Rezension

Nervus

Tough Crowd


Highlights: They Don´t // Engulf You // Fake
Genre: Indie-Punk
Sounds Like: PUP // Milk Teeth // Muncie Girls

VÖ: 27.09.2019

Die vier Indie-Punker:innen von Nervus üben auf ihrem dritten Album ordentlich Kritik an den bestehenden Verhältnissen, ohne dabei vor lauter Weltschmerz weder vor noch zurück zu wissen. Und auch wenn der Titel es vermuten ließe, auf eine „Tough Crowd“ sollten sie mit dieser Platte trotz tough Topics nicht stoßen.

Sängerin und Gitarristin Em Foster bezeichnete das neue Release selbst als „big album“. Wo sich der Vorgänger „Everything Dies“ nicht ganz in die Tiefe traue und noch an der Tür klopfe, stolziert „Tough Crowd“ nun erhobenen Hauptes über die Schwelle und prangert in seinen zehn Songs so einiges an. Eines ist dabei klar: Es geht um´s Eingemachte. Als dritter Track beginnt „They Don´t“ so beispielsweise zwar mit einem leicht verträumten Klavierintro, kommt dann allerdings mit Gitarreneinsatz schnell zum Punkt: Dass die Polizei in Deutschland (wenn überhaupt) nicht für alle auf die gleiche Weise Freundin und Helferin ist, zeigen unter anderem aktuelle Studien zu rechtswidrigen Übergriffen durch Polizist:innen im Amt. Wie Nervus skandieren und skandalisieren, sieht die Lage – vor allem für marginalisierte Teile der Bevölkerung – auch in Großbritannen ähnlich aus: „You tell me I’m lucky // and I know what that means // the way I speak and colour of my skin // means you’ll spare me the brutality“.

So werden auch in „No Nations“ gewaltvolle Mechanismen der Ausgrenzung thematisiert, während es in „Where´d You Go“ um die ökologische Verwüstung des Planeten geht.
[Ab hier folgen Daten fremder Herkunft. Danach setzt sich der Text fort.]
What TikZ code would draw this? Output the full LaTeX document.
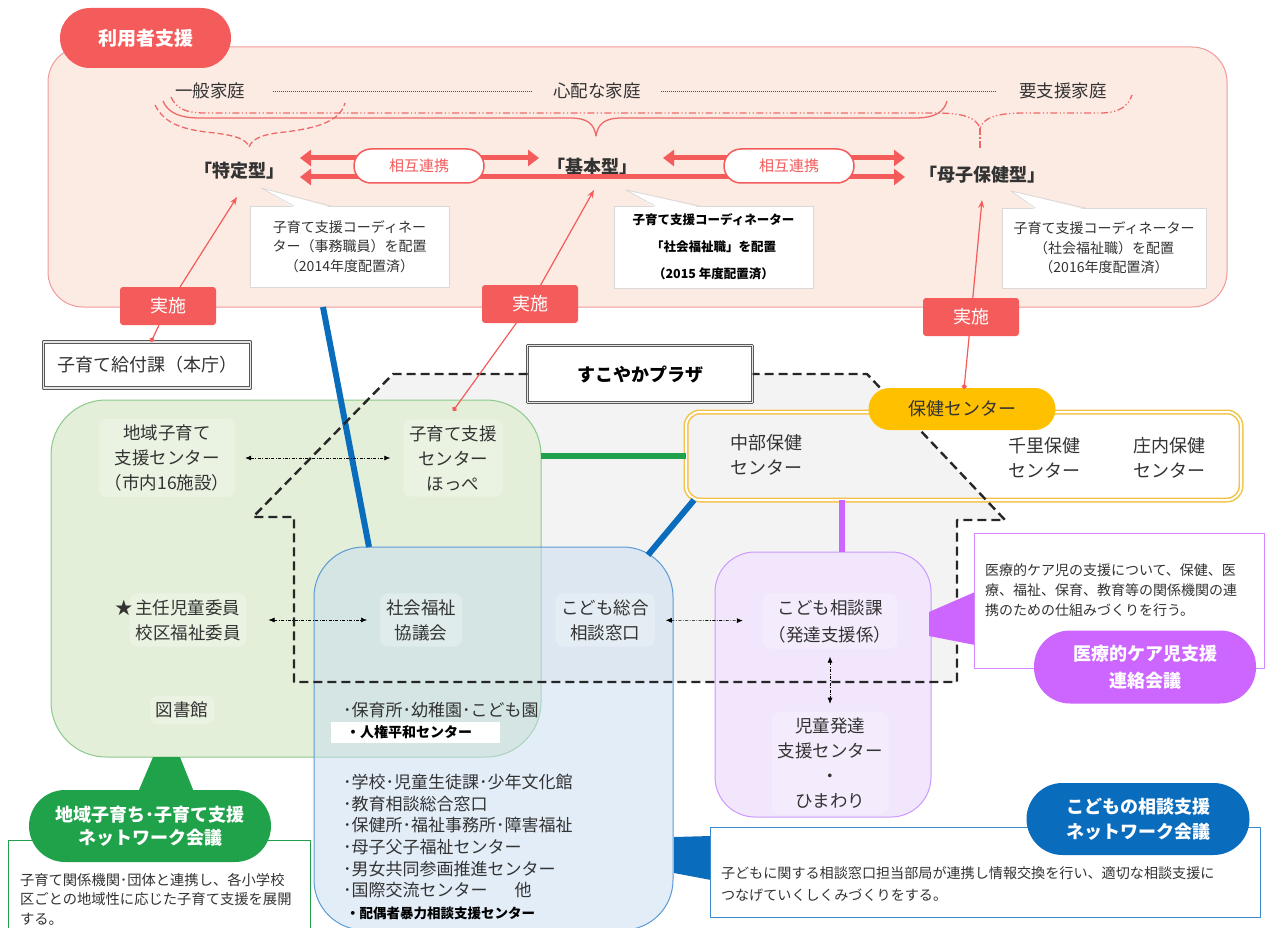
\documentclass[tikz,border=0pt]{standalone}
\usepackage{fontspec}
\setmainfont{Noto Sans CJK JP}
\usetikzlibrary{arrows.meta,positioning}

\definecolor{riyoured}{HTML}{F45B5B}
\definecolor{panelpink}{HTML}{FCEBE3}
\definecolor{panelline}{HTML}{F29A9A}
\definecolor{bracered}{HTML}{EE6A6A}
\definecolor{chiikifill}{HTML}{E3EFD8}
\definecolor{chiikiline}{HTML}{8CC98C}
\definecolor{chiikigreen}{HTML}{1FA24A}
\definecolor{soudanfill}{HTML}{C6DCF1}
\definecolor{soudanline}{HTML}{5B9BD5}
\definecolor{soudanblue}{HTML}{0A6CBD}
\definecolor{hattatsufill}{HTML}{F1E6FB}
\definecolor{hattatsuline}{HTML}{CC99FF}
\definecolor{iryopurple}{HTML}{CC66FF}
\definecolor{hokengold}{HTML}{FFC000}
\definecolor{hokenline}{HTML}{F3C246}
\definecolor{plazagray}{HTML}{F3F3F3}
\definecolor{txt}{HTML}{333333}

\newcommand{\jfs}[2]{\fontsize{#1}{#2}\selectfont}

\begin{document}
\begin{tikzpicture}[x=1pt,y=-1pt,line join=round,
    every node/.style={inner sep=0pt,outer sep=0pt,text=txt},
    lbl/.style={font=\jfs{17.5}{25},align=center,fill=white,fill opacity=0.28,text opacity=1,inner sep=6pt,rounded corners=8pt},
    jisshi/.style={fill=riyoured,rounded corners=3pt,minimum width=96pt,minimum height=38pt,text=white,font=\jfs{18}{22}},
    renkei/.style={draw=riyoured,line width=1.5pt,fill=white,rounded corners=17pt,minimum width=130pt,minimum height=34pt,text=riyoured,font=\jfs{15}{18}},
    duo/.style={draw=riyoured,line width=5pt,{Triangle[length=11pt,width=16pt]}-{Triangle[length=11pt,width=16pt]}},
    jline/.style={draw=riyoured,line width=1.2pt},
    brace/.style={draw=bracered,line width=1.3pt},
    dotline/.style={draw=black!70,line width=0.8pt,dash pattern=on 1pt off 1pt},
    callout/.style={draw=black!15,fill=white,line width=0.8pt,align=center},
    dblbox/.style={draw=black!65,double=gray!20,double distance=1.6pt,line width=0.9pt,fill=white},
    bigbox/.style={line width=1pt},
    kaigi/.style={text=white,font=\bfseries\jfs{18}{25},align=center},
    dashdot/.style={draw=black,line width=0.6pt,dash pattern=on 3pt off 1.5pt on 0.8pt off 1.5pt,{Latex[length=6pt,width=5pt]}-{Latex[length=6pt,width=5pt]}},
    thickline/.style={line width=6pt},
    plazadash/.style={draw=black!85,line width=2.4pt,dash pattern=on 9pt off 5pt},
    memo/.style={align=left,anchor=west},
  ]
\useasboundingbox (0,0) rectangle (1265,928);

% 利用者支援
\node[bigbox,draw=panelline,fill=panelpink,rounded corners=35pt,minimum width=1179pt,minimum height=260pt] (riyou) at (637.5,177) {};
\node[fill=riyoured,rounded corners=30pt,minimum width=171pt,minimum height=60pt,text=white,font=\bfseries\jfs{19}{22}] (riyoutab) at (145.5,38) {利用者支援};

\node[font=\jfs{17.5}{20}] (ippan) at (210,91) {一般家庭};
\node[font=\jfs{17.5}{20}] (shinpai) at (597,91) {心配な家庭};
\node[font=\jfs{17.5}{20}] (youshien) at (1063,91) {要支援家庭};
\draw[dotline,shorten <=28pt,shorten >=21pt] (ippan) -- (shinpai);
\draw[dotline,shorten <=20pt,shorten >=24pt] (shinpai) -- (youshien);

% braces
\draw[brace,dash pattern=on 6pt off 3pt] (155,105) .. controls (165,125) and (185,130) .. (215,133) .. controls (237,136) and (246,139) .. (249,147) .. controls (252,139) and (262,134) .. (285,132) .. controls (318,128) and (340,121) .. (345,103);
\draw[brace] (163,101) .. controls (168,113) and (180,118) .. (200,118) -- (570,118) .. controls (588,118) and (594,124) .. (596,136) .. controls (598,124) and (604,118) .. (622,118) -- (915,118) .. controls (935,118) and (944,112) .. (947,101);
\draw[brace,dash pattern=on 7pt off 2.5pt on 1.2pt off 2.5pt on 1.2pt off 2.5pt] (171,97) .. controls (176,108) and (185,113) .. (205,113) -- (935,113) .. controls (965,113) and (976,118) .. (980,128) .. controls (984,118) and (995,113) .. (1025,113) -- (1100,113) .. controls (1120,113) and (1128,106) .. (1132,95);

\node[font=\bfseries\jfs{18}{22}] (tokutei) at (239,171) {「特定型」};
\node[font=\bfseries\jfs{18}{22}] (kihon) at (592,167) {「基本型」};
\node[font=\bfseries\jfs{18}{22}] (boshi) at (982,175) {「母子保健型」};
\draw[brace,dash pattern=on 7pt off 2.5pt on 1.2pt off 2.5pt] (980,128) -- ([shift={(-2,-25)}]boshi.center);

\draw[duo] ([shift={(16,-13)}]tokutei.east) -- ([shift={(-8,-9)}]kihon.west);
\draw[duo] ([shift={(26,-9)}]kihon.east) -- ([shift={(-14,-17)}]boshi.west);
\draw[duo] ([shift={(16,6)}]tokutei.east) -- ([shift={(-14,2)}]boshi.west);
\node[renkei] (renkei1) at (419,166) {相互連携};
\node[renkei] (renkei2) at (789,166) {相互連携};

% coordinators
\node[callout,minimum width=199pt,minimum height=81pt,font=\jfs{14}{19.5}] (coord1) at (349.5,246.5) {子育て支援コーディネー\\ター（事務職員）を配置\\（2014年度配置済）};
\node[callout,minimum width=199pt,minimum height=82pt,font=\bfseries\jfs{12.5}{27},text=black] (coord2) at (713.5,247) {子育て支援コーディネーター\\「社会福祉職」を配置\\（2015 年度配置済）};
\node[callout,minimum width=204pt,minimum height=80pt,font=\jfs{14}{19.5}] (coord3) at (1104,248) {子育て支援コーディネーター\\（社会福祉職）を配置\\（2016年度配置済）};
\foreach \c/\a/\tx/\ty/\b in {coord1/44/11/-18/81,coord2/41/12/-16/86,coord3/33/9/-17/83}{
  \fill[white] ([shift={(\a,1.5)}]\c.north west) -- ([shift={(\tx,\ty)}]\c.north west) -- ([shift={(\b,1.5)}]\c.north west) -- cycle;
  \draw[black!15,line width=0.8pt] ([shift={(\a,0)}]\c.north west) -- ([shift={(\tx,\ty)}]\c.north west) -- ([shift={(\b,0)}]\c.north west);
}

\node[dblbox,minimum width=207pt,minimum height=46pt,font=\jfs{18}{22}] (kyufu) at (147,365) {子育て給付課（本庁）};

% すこやかプラザ
\fill[plazagray] (528,374) -- (393,374) -- (253,517) -- (294,517) -- (294,682) -- (957,682) -- (957,520) -- (1005,520) -- (867,374) -- (753,374) -- cycle;

\node[bigbox,draw=chiikiline,fill=chiikifill,rounded corners=55pt,minimum width=490pt,minimum height=357pt] (chiiki) at (296,578.5) {};
\node[bigbox,draw=soudanline,fill=soudanfill,fill opacity=0.5,rounded corners=50pt,minimum width=359pt,minimum height=383pt] (soudan) at (493.5,738.5) {};
\node[draw=hokenline,double=white,double distance=2pt,line width=1.5pt,rounded corners=14pt,minimum width=555pt,minimum height=88pt] (hokenbox) at (963.5,456) {};
\node[bigbox,draw=hattatsuline,fill=hattatsufill,rounded corners=40pt,minimum width=216pt,minimum height=265pt] (hattatsu) at (823,684.5) {};

\draw[thickline,draw=soudanblue] ([xshift=-314.5pt]riyou.south) -- ([xshift=-124.5pt]soudan.north);
\draw[thickline,draw=chiikigreen] (chiiki.east |- hokenbox.west) -- (hokenbox.west);
\draw[thickline,draw=soudanblue] ([shift={(-25,8)}]soudan.north east) -- ([xshift=8pt]hokenbox.south west);
\draw[thickline,draw=iryopurple] ([xshift=19pt]hattatsu.north) -- ([xshift=19pt]hattatsu.north |- hokenbox.south);

\node[dblbox,minimum width=225pt,minimum height=57pt,font=\bfseries\jfs{18}{22},text=black] (plaza) at (640,374) {すこやかプラザ};
\draw[plazadash] (plaza.west) -- (393,374) -- (253,517) -- (294,517) -- (294,682) -- (957,682) -- (957,520) -- (1005,520) -- (867,374) -- (plaza.east);

\node[fill=hokengold,rounded corners=21pt,minimum width=187pt,minimum height=42pt,font=\jfs{18}{22}] (hokenpill) at (962,409) {保健センター};
\node[font=\jfs{18}{25},align=center] (chubu) at (766,455) {中部保健\\センター};
\node[font=\jfs{18}{25},align=center] (senri) at (1044,458) {千里保健\\センター};
\node[font=\jfs{18}{25},align=center] (shounai) at (1169,458) {庄内保健\\センター};

% labels
\node[lbl] (chiikiC) at (167,458) {地域子育て\\支援センター\\（市内16施設）};
\node[lbl] (hoppe) at (453,458) {子育て支援\\センター\\ほっぺ};
\node[lbl] (iin) at (188,620) {\llap{★\,}主任児童委員\\校区福祉委員};
\node[lbl] (tosho) at (182,710) {図書館};
\node[lbl] (shakyo) at (421,620) {社会福祉\\協議会};
\node[lbl] (sougou) at (605,620) {こども総合\\相談窓口};
\node[lbl,font=\jfs{17.5}{27}] (kodomo) at (830,621) {こども相談課\\（発達支援係）};
\node[lbl] (jido) at (830,763) {児童発達\\支援センター\\・\\ひまわり};

\draw[dashdot,shorten <=10pt,shorten >=13pt] (chiikiC) -- (hoppe);
\draw[dashdot,shorten <=22pt,shorten >=13pt] (iin) -- (shakyo);
\draw[dashdot,shorten <=11pt,shorten >=20pt] (sougou) -- (kodomo);
\draw[dashdot,shorten <=8pt,shorten >=8pt] (kodomo) -- (jido);

% list
\node[anchor=west,font=\jfs{17}{20}] (hoiku) at (343,710) {･保育所･幼稚園･こども園};
\node[anchor=west,fill=white,text width=169pt,align=left,minimum height=21pt,font=\bfseries\jfs{14}{16},text=black] (jinken) at (331,732.5) {\hspace*{15pt}・人権平和センター};
\foreach \t [count=\i from 0] in {･学校･児童生徒課･少年文化館,･教育相談総合窓口,･保健所･福祉事務所･障害福祉,･母子父子福祉センター,･男女共同参画推進センター,･国際交流センター\hspace{1.6em}他}
  \node[anchor=west,font=\jfs{17}{20}] (list\i) at (343,782+21.7*\i) {\t};
\node[anchor=west,font=\bfseries\jfs{13.5}{16},text=black] (haiguu) at (346,913) {・配偶者暴力相談支援センター};

% 医療的ケア児
\fill[iryopurple] ([shift={(1,-8.5)}]974,600.5) -- ([shift={(1,44.5)}]974,600.5) -- ([shift={(-45,35.5)}]974,600.5) -- ([shift={(-45,11.5)}]974,600.5) -- cycle;
\node[draw=iryopurple!80,fill=white,line width=0.8pt,minimum width=290pt,minimum height=135pt] (iryobox) at (1119,600.5) {};
\node[memo,font=\jfs{14}{20}] (iryotxt) at (985,590) {医療的ケア児の支援について、保健、医\\療、福祉、保育、教育等の関係機関の連\\携のための仕組みづくりを行う。};
\node[kaigi,fill=iryopurple,rounded corners=36pt,minimum width=222pt,minimum height=73pt,font=\bfseries\jfs{18}{27}] (iryokaigi) at (1145,667) {医療的ケア児支援\\連絡会議};

% こどもの相談支援
\fill[soudanblue] ([shift={(1,-35)}]soudan.east |- 710,872) -- ([shift={(1,1)}]soudan.east |- 710,872) -- (711,880) -- (711,836) -- cycle;
\node[draw=soudanblue!80,fill=white,line width=0.8pt,minimum width=550pt,minimum height=90pt] (soudanbox) at (985,872) {};
\node[memo,font=\jfs{14.1}{22}] (soudantxt) at (721,884) {子どもに関する相談窓口担当部局が連携し情報交換を行い、適切な相談支援に\\つなげていくしくみづくりをする。};
\node[kaigi,fill=soudanblue,rounded corners=36pt,minimum width=223pt,minimum height=72pt] (soudankaigi) at (1138,819) {こどもの相談支援\\ネットワーク会議};

% 地域子育ち
\fill[chiikigreen] ([shift={(-143,0)}]chiiki.south) -- ([shift={(-116,0)}]chiiki.south) -- ([shift={(-100,40)}]chiiki.south) -- ([shift={(-160,40)}]chiiki.south) -- cycle;
\node[draw=chiikigreen,fill=white,line width=0.8pt,minimum width=302pt,minimum height=100pt] (chiikibox) at (159,890) {};
\node[memo,font=\jfs{14.3}{19.5}] (chiikitxt) at (20,899) {子育て関係機関･団体と連携し、各小学校\\区ごとの地域性に応じた子育て支援を展開\\する。};
\node[kaigi,fill=chiikigreen,rounded corners=36pt,minimum width=242pt,minimum height=72pt,font=\bfseries\jfs{18}{23}] (chiikikaigi) at (150,826) {地域子育ち･子育て支援\\ネットワーク会議};

% 実施
\foreach \n/\x/\y in {1/168/306,2/530/304,3/971/317}
  \node[jisshi] (jisshi\n) at (\x,\y) {実施};
\draw[jline,-{Stealth[length=8pt,width=6pt]}] (jisshi1) -- ([shift={(-2,26)}]tokutei.center);
\draw[jline,-{Stealth[length=8pt,width=6pt]}] (jisshi2) -- ([shift={(2,23)}]kihon.center);
\draw[jline,-{Stealth[length=8pt,width=6pt]}] (jisshi3) -- ([shift={(0,25)}]boshi.center);
\draw[jline,-{Circle[length=5pt]}] (jisshi1) -- ([shift={(4,-23)}]kyufu.center);
\draw[jline,-{Circle[length=5pt]}] (jisshi2) -- ([shift={(0,-47)}]hoppe.center);
\draw[jline,-{Circle[length=5pt]}] (jisshi3) -- ([shift={(2,-20)}]hokenpill.center);
\end{tikzpicture}
\end{document}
Ganz schön harter Tobak also. Nichtsdestotrotz schaffen es die vier Musiker:innen aus Watford auf verblüffende Weise zuversichtlich zu bleiben. Wenn „We won´t give up and we won´t stop singing ´til the walls come down“ durch die Lautsprecher schallt, bahnt sich ein Hoffnungsschimmer den Weg frei zu den Hörer:innen und steckt an.

Nervus zeigen mit dieser Platte ganz fantastisch, dass mensch wütend, hoffnungsvoll, überfordert und kämpferisch zugleich sein kann. Sie schaffen dabei einen nicht allzu simplen Spagat: Sie müssen sich trotz ernster Inhalte und Songs selbst nicht immer allzu ernst nehmen. Ob dies das Erfolgsrezept dafür sein könnte in einer manchmal heillos wirkenden Welt nicht den Boden unter den Füßen zu verlieren?

Alles in allem verleitet „Tough Crowd“ hin und wieder dazu, die Platte etwas besser finden zu wollen, als die musikalische Substanz es eigentlich hergibt. Doch in Zeiten der permanenten musikalischen Neuerfindungen ist es auch wichtig, einfach mal wieder gute politische Statements im Indie-Punk zu hören, die nicht unmittelbar in eine Verzweiflung über die Welt führen.